Le gouvernement cherche donc un "cadre juridique clair" pour autoriser la phosphine. C'était un casse-tête pour les céréaliers : comment exporter quand certains pays exigent un pesticide sur un produit alors qu'en France, ce pesticide est interdit ? La phosphine (phosphure d'aluminium, ou PH3) est utilisée pour traiter les cargaisons de céréales lors de leur transport en bateau. En octobre 2022, l'Anses n'avait pas prolongé l'autorisation de son utilisation au contact direct des céréales et un délai de tolérance était fixé jusqu'au 25 avril. La conséquence, c'est que des millions de tonnes de céréales risquaient de ne plus pouvoir être exportées.

Cet insecticide est utilisé pour traiter par fumigation les cargaisons de céréales qui sont transportées par bateau. On y dépose une tablette de phosphine qui se désagrège à l'air. C'est la fumée que dégage la tablette qui est un insecticide. Le traitement est exigé par de nombreux pays importateurs hors Union européenne, pour une raison simple, explique Francis Fleurat-Lessard, ancien chercheur à l'Inrae, consultant, spécialiste de sécurité sanitaire des denrées stockées. "C'est un traitement curatif total, c'est-à-dire que même les insectes qui sont à l'intérieur des grains sous forme de larves sont atteints par ce gaz. Il ne laisse aucune trace, il n'y a pas de résidus." En cas d'exposition directe et prolongée ou d'inhalation, la phosphine est toxique pour l'homme.
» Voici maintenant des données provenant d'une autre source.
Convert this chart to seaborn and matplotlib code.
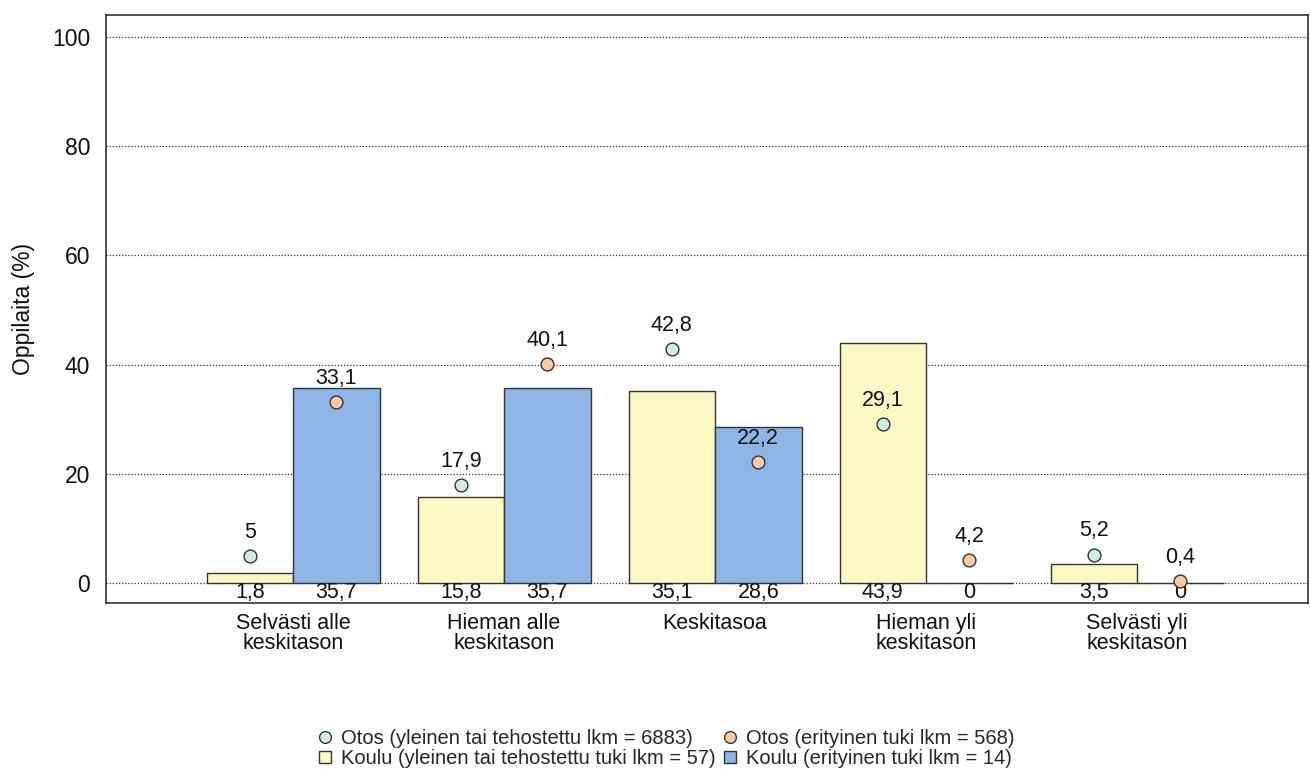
import pandas as pd
import seaborn as sns
import matplotlib.pyplot as plt
from matplotlib.lines import Line2D

# Data
tasot = ['Selvästi alle\nkeskitason', 'Hieman alle\nkeskitason', 'Keskitasoa',
         'Hieman yli\nkeskitason', 'Selvästi yli\nkeskitason']
koulu_yleinen = [1.8, 15.8, 35.1, 43.9, 3.5]
koulu_erityinen = [35.7, 35.7, 28.6, 0, 0]
otos_yleinen = [5, 17.9, 42.8, 29.1, 5.2]
otos_erityinen = [33.1, 40.1, 22.2, 4.2, 0.4]

lbl_otos_y = 'Otos (yleinen tai tehostettu lkm = 6883)'
lbl_otos_e = 'Otos (erityinen tuki lkm = 568)'
lbl_koulu_y = 'Koulu (yleinen tai tehostettu tuki lkm = 57)'
lbl_koulu_e = 'Koulu (erityinen tuki lkm = 14)'

def fmt(v):
    s = ('%.1f' % v).rstrip('0').rstrip('.')
    return s.replace('.', ',')

df = pd.DataFrame({
    'taso': tasot * 2,
    'osuus': koulu_yleinen + koulu_erityinen,
    'ryhma': [lbl_koulu_y] * 5 + [lbl_koulu_e] * 5,
})

keltainen = '#FBF8C4'
sininen = '#8FB5E6'
turkoosi = '#CFEDE6'
oranssi = '#F6CBA6'
reuna = '#333333'

sns.set_theme(style='white')
plt.rcParams['font.family'] = ['Liberation Sans', 'DejaVu Sans']

fig = plt.figure(figsize=(13.11, 7.69), dpi=100)
ax = fig.add_axes([0.0809, 0.2159, 0.9168, 0.7646])

sns.barplot(data=df, x='taso', y='osuus', hue='ryhma',
            palette=[keltainen, sininen], width=0.82, gap=0,
            edgecolor=reuna, linewidth=1, saturation=1,
            legend=False, ax=ax, zorder=2)

# bar centres from the drawn bars
kesk_y = [p.get_x() + p.get_width() / 2 for p in ax.containers[0]]
kesk_e = [p.get_x() + p.get_width() / 2 for p in ax.containers[1]]

for xs, vals in [(kesk_y, koulu_yleinen), (kesk_e, koulu_erityinen)]:
    for x, v in zip(xs, vals):
        ax.text(x, -1.75, fmt(v), ha='center', va='center', fontsize=15.5,
                color='#111111', zorder=4)

for xs, vals, col in [(kesk_y, otos_yleinen, turkoosi), (kesk_e, otos_erityinen, oranssi)]:
    ax.scatter(xs, vals, s=85, color=col, edgecolor=reuna, linewidth=1, zorder=5)
    for x, v in zip(xs, vals):
        ax.annotate(fmt(v), (x, v), xytext=(0, 17), textcoords='offset points',
                    ha='center', va='center', fontsize=15.5, color='#111111', zorder=5)

ax.set_ylim(-3.66, 104)
ax.set_xlim(-0.886, 4.81)
ax.set_yticks([0, 20, 40, 60, 80, 100])
ax.yaxis.grid(True, linestyle=(0, (1, 1.5)), color='#333333', linewidth=0.9)
ax.set_axisbelow(True)
for sp in ax.spines.values():
    sp.set_visible(True)
    sp.set_color('#222222')
    sp.set_linewidth(1.1)

ax.tick_params(axis='both', which='both', direction='out', length=6.5, width=1,
               color='#222222', labelsize=16.5, labelcolor='#111111')
ax.tick_params(axis='y', pad=5)
ax.tick_params(axis='x', pad=1)
for t in ax.get_xticklabels():
    t.set_linespacing(0.92)
    t.set_fontsize(15.5)
ax.set_xlabel('')
ax.set_ylabel('Oppilaita (%)', fontsize=16.5, color='#111111', labelpad=12)

kahvat = [
    Line2D([], [], marker='o', linestyle='', markersize=8.5, markerfacecolor=turkoosi,
           markeredgecolor=reuna, markeredgewidth=1),
    Line2D([], [], marker='s', linestyle='', markersize=8.5, markerfacecolor=keltainen,
           markeredgecolor=reuna, markeredgewidth=1),
    Line2D([], [], marker='o', linestyle='', markersize=8.5, markerfacecolor=oranssi,
           markeredgecolor=reuna, markeredgewidth=1),
    Line2D([], [], marker='s', linestyle='', markersize=8.5, markerfacecolor=sininen,
           markeredgecolor=reuna, markeredgewidth=1),
]
fig.legend(kahvat, [lbl_otos_y, lbl_koulu_y, lbl_otos_e, lbl_koulu_e], ncol=2,
           loc='center', bbox_to_anchor=(0.508, 0.027), frameon=False,
           fontsize=14.5, handlelength=0.8, handletextpad=0.4, columnspacing=0.3,
           labelspacing=0.05, borderpad=0)

fig.savefig('out.png', dpi=100)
Une fois la fumigation terminée, la consommation des céréales est "sans danger pour l'homme". "Sauf que la fumigation met un certain temps et donc, pour les destinations courtes, il se peut que, à l'arrivée, le générateur n'ait pas dégagé tout le gaz." Sur un trajet long, vers l'Afrique par exemple, il n'y a donc pas de problème. Mais pour un trajet court à l'intérieur de l'Union européenne, les céréaliers préfèrent utiliser d'autres produits.

"Une catastrophe" pour les céréaliers

Certains pays importateurs exigent l'utilisation de cette phosphine. C'est le cas de l'Algérie, de la Tunisie, d'une grande partie des pays d'Afrique de l'Ouest. Un marché conséquent pour la France qui a exporté l'an dernier 13 millions de tonnes de céréales. La France est le quatrième exportateur mondial, la Russie le premier. Si la France n'exportait plus, les conséquences seraient considérables, rappellait Eric Thirouin, le président des Céréaliers de France, qui pointe "une catastrophe". "En face, ces pays sont extrêmement dépendants. Les céréales, c'est la base de l'alimentation de l'Afrique. On a vu quand la guerre de la Russie contre l'Ukraine a été déclenchée, cela a été des débuts d'émeutes dans ces pays-là et la panique générale pour pouvoir alimenter leur population."